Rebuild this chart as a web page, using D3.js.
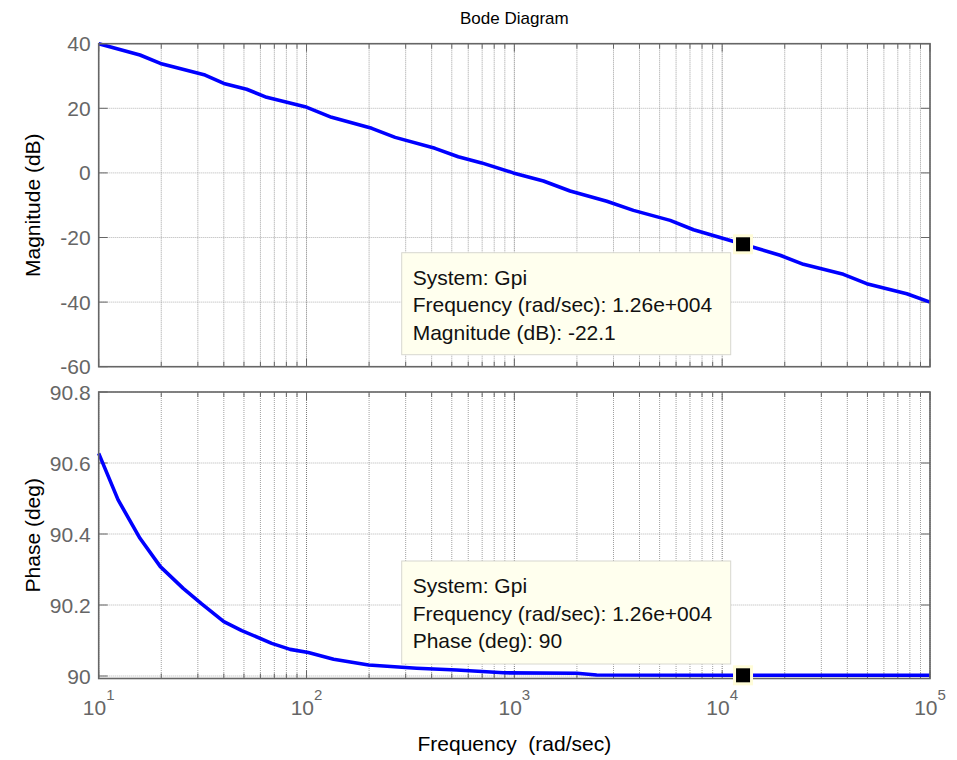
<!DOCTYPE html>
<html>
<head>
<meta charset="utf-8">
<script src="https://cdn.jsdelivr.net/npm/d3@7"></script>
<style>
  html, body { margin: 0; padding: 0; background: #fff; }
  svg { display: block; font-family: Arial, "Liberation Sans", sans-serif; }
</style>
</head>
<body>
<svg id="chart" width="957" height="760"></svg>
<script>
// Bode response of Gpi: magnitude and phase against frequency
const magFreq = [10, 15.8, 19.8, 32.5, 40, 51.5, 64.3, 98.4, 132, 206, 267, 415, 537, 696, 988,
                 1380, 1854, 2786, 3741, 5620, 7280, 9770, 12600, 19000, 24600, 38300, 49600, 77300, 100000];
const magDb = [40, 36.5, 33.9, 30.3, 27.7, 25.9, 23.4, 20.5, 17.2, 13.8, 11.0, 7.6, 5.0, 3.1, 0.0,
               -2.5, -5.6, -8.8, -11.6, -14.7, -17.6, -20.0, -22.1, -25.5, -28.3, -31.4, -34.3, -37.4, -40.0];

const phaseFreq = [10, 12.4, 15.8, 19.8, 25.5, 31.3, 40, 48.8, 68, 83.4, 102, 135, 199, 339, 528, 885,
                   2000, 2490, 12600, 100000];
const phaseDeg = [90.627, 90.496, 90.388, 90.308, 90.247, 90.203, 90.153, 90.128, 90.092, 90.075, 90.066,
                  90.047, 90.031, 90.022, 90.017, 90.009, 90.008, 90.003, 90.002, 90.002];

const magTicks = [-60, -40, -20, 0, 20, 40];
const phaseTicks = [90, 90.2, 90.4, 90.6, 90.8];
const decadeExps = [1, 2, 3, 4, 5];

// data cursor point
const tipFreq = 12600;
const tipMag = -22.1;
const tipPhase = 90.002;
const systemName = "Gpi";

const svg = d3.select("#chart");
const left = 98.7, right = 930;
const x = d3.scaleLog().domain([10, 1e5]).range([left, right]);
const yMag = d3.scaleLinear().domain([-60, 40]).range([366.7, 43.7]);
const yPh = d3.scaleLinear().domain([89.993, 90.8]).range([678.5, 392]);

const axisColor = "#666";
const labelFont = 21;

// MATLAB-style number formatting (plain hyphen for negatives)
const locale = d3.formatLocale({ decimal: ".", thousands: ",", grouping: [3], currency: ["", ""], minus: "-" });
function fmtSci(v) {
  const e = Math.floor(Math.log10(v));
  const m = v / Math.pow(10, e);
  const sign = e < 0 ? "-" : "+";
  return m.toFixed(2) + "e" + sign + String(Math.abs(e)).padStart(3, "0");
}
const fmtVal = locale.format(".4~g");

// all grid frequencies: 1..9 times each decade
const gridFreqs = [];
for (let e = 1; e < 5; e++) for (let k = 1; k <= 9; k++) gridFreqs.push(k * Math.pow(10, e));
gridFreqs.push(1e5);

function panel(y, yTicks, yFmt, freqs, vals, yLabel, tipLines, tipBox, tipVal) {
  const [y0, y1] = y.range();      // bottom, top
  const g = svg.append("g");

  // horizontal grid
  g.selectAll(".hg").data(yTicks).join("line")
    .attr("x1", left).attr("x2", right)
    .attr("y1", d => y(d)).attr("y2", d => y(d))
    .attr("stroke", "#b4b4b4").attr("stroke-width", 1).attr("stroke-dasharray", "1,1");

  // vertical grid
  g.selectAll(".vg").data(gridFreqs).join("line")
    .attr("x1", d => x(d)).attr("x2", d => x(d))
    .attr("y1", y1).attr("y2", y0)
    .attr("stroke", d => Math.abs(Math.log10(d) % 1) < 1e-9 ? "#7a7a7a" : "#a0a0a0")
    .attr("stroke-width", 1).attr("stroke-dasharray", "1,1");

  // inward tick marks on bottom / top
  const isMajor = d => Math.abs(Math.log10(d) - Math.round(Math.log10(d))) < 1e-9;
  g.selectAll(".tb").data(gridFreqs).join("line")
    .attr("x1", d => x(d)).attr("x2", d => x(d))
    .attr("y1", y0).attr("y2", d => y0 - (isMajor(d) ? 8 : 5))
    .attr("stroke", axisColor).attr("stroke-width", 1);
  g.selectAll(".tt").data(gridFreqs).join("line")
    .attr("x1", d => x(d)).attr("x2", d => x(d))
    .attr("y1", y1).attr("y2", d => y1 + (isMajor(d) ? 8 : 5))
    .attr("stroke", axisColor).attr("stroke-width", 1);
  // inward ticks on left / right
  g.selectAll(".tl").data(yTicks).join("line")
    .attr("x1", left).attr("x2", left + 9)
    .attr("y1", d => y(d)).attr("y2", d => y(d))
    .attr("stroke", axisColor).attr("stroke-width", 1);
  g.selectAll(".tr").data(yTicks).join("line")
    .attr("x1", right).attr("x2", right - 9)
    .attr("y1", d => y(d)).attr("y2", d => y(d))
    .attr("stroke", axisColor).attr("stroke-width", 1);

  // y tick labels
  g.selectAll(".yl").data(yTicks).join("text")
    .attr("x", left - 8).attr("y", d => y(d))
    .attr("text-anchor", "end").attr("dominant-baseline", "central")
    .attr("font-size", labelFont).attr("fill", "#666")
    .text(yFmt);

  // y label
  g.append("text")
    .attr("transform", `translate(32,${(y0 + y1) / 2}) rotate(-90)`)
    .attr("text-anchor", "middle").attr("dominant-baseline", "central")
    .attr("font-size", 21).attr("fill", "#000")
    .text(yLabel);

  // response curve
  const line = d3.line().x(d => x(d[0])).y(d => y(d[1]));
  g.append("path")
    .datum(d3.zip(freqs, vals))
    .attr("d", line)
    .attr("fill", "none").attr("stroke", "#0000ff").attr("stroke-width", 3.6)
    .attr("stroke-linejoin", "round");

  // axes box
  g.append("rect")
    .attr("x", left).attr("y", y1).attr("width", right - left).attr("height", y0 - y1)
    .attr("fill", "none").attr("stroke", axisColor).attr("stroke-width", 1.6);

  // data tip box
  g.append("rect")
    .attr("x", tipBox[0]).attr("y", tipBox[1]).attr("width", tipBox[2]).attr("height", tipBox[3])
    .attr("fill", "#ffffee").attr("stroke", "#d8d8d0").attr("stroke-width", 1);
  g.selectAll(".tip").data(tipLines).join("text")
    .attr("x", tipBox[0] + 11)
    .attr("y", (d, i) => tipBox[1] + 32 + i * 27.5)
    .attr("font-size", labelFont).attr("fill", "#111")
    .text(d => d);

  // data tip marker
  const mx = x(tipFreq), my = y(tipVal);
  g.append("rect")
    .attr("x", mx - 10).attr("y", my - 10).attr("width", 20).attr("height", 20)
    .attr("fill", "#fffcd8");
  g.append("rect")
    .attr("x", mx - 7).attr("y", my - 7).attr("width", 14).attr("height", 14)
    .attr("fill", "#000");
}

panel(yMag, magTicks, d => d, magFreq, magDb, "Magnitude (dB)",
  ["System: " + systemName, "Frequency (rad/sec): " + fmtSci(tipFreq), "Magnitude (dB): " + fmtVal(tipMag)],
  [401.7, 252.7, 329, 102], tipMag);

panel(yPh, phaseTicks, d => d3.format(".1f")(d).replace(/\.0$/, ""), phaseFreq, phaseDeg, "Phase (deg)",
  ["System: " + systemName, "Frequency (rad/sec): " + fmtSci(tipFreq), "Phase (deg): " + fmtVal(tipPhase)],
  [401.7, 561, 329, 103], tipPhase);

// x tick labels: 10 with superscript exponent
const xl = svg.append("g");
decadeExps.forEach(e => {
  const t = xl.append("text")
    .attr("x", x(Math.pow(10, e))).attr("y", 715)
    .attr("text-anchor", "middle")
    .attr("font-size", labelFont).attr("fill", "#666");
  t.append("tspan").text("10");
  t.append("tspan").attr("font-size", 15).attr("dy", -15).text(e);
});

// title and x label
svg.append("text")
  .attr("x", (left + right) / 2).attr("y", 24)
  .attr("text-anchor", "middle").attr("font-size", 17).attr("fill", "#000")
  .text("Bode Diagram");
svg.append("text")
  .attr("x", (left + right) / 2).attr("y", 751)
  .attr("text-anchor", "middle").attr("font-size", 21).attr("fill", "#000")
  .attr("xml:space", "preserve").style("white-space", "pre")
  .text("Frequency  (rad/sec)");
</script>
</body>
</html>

Problem requirements: Show the lines of the data that hold the word "chart".

Result of this task:
Rebuild this chart as a web page, using D3.js.
<svg id="chart" width="957" height="760"></svg>
const svg = d3.select("#chart");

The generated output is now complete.